Question: Is there a different mindset for an all-star race versus a regular season race?
Martin: In today's day and age, you don't let yourself get behind anyway, not unless you can't help it. To be real honest with you, my mindset is not real different for that race than any other race. As soon as the green flag comes out, it's only so many to go. If it's 599 miles to go or if it's one mile to go. From the time the green flag comes out, it's X to go and you've got to start strategizing based on what amount of time is left. I've always been one to oversimplify things or definitely keep it simple. When you're no brighter than I am, you don't need to try to get things too complicated."
Question: Is the all-star race just as big as it was 10 years ago?

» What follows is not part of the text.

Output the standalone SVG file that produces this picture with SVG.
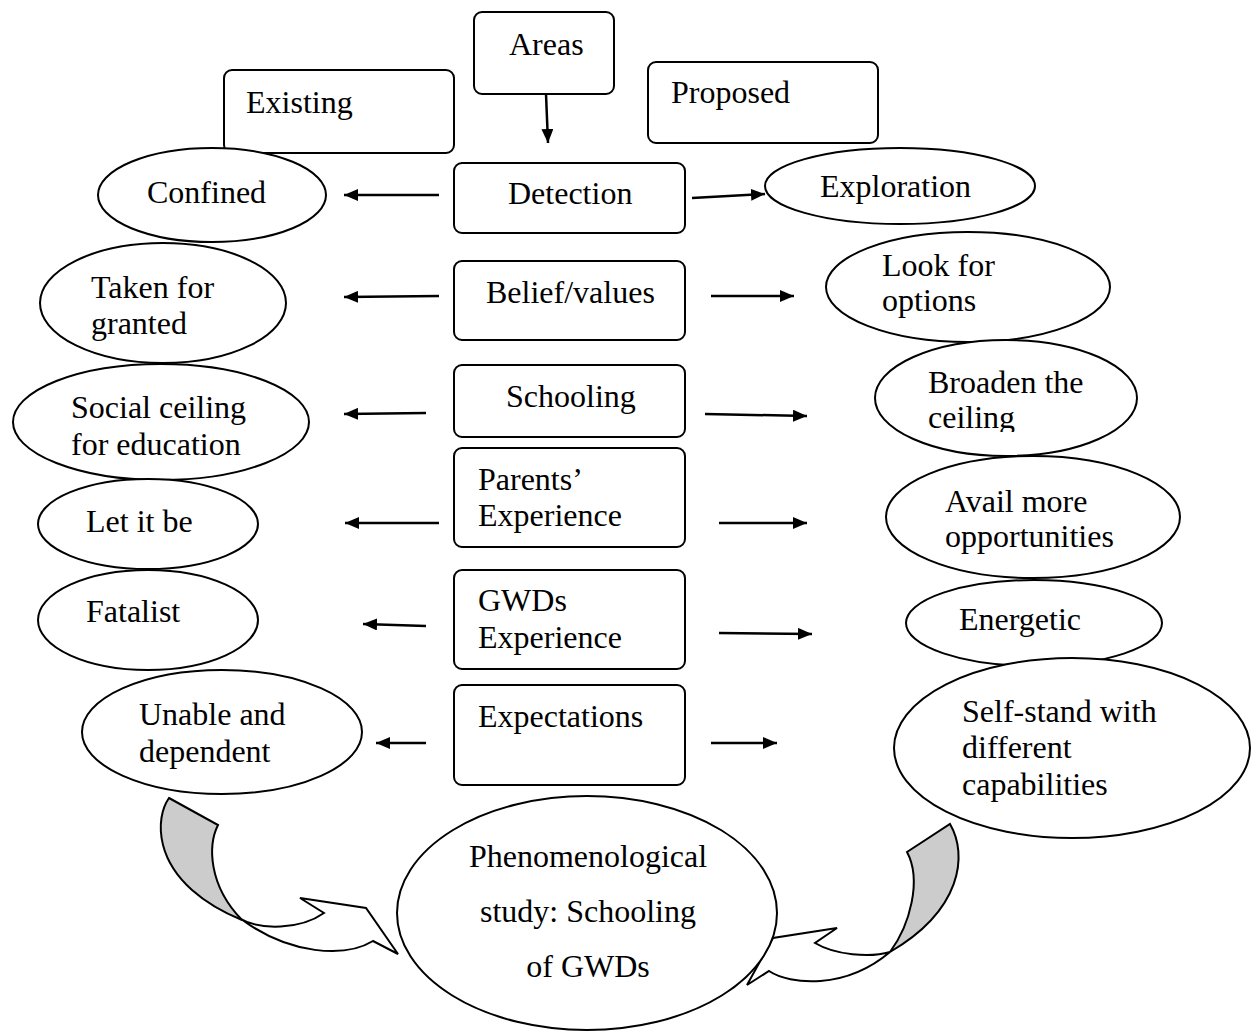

Martin: The race is bigger than it ever was to many of us because it pays more money, it has a bigger, prettier trophy, and it will be watched by more people. Those three things pretty much sum up whatever drives anyone in motorsports, so it is a very special race and it's really important to the competitors. I mean, really important to the competitors. I feel like it's grown and I feel like it's an even bigger deal than it ever was and I think that was the intent. It definitely has managed to keep pace with the changing times.
Question: The 1998 season was one of your best. What memories do you have from that season?
Martin: That was a great season. We had a fresh, new team in '98 and a new Taurus in '98. We got started off to a great, great season by winning the third race on the schedule at Vegas and we went into Charlotte, of course, excited because that's such an awesome race track to race on. I mean, it is the ultimate. We were running along right at the end of the (all-star) race and coming off Turn 4 to get the white flag, I got under Bobby Labonte and passed him. Just about the time I cleared him, Jeff Gordon was leading the race, he pulled down to the inside and slowed down and right about the start-finish line I passed him and there was one more lap and we won the race. It came to us as a surprise and those, honestly, are by far the greatest wins of my career the ones that were a surprise. The ones that you expect, you're just relieved when you win and not really excited. So that one was a really neat win. It was a special night and kind of made up for one other year when we thought we had the race won and the caution flag came out coming to the white flag. We forgot we were running Saturday night rules at the time and thought that thing might be over with and (Dale) Earnhardt wound up beating us out for the thing. We've had a lot of good runs at Charlotte in everything from Busch cars, I don't know how many races we won with the Busch car, and the Cup car and the all-star race. It's a great track to race on.
Question: Have you heard any reaction from the fans or in the garage about the new schedule?
Martin: My finger is not directly on the pulse of the fans, other than I have heard some slight negative reaction. But anytime anything changes you hear that. I think they're taking us to race tracks that we need to be going to, but nobody likes breaking the tradition and leaving wonderful racetracks behind like Rockingham or Darlington or what have you. We definitely need to be racing more in Texas and Vegas and California, and Phoenix is a wonderful track. I don't know what that does that maybe slights the East Coast race fans some, but the West Coast fans gain. One man's loss is another person's gain. It's not my area to know what's right or what's best. As a competitor goes, it's going to be greatly more difficult on the competitors the new schedule. But with that being said, it is the right direction for what the sport is doing. This sport is growing. It's getting more fans. It's getting more popular and it's getting more commercialized and that is in line with the direction of this sport and the direction this sport has been going for the last 15 years. With every change there are pluses and minuses."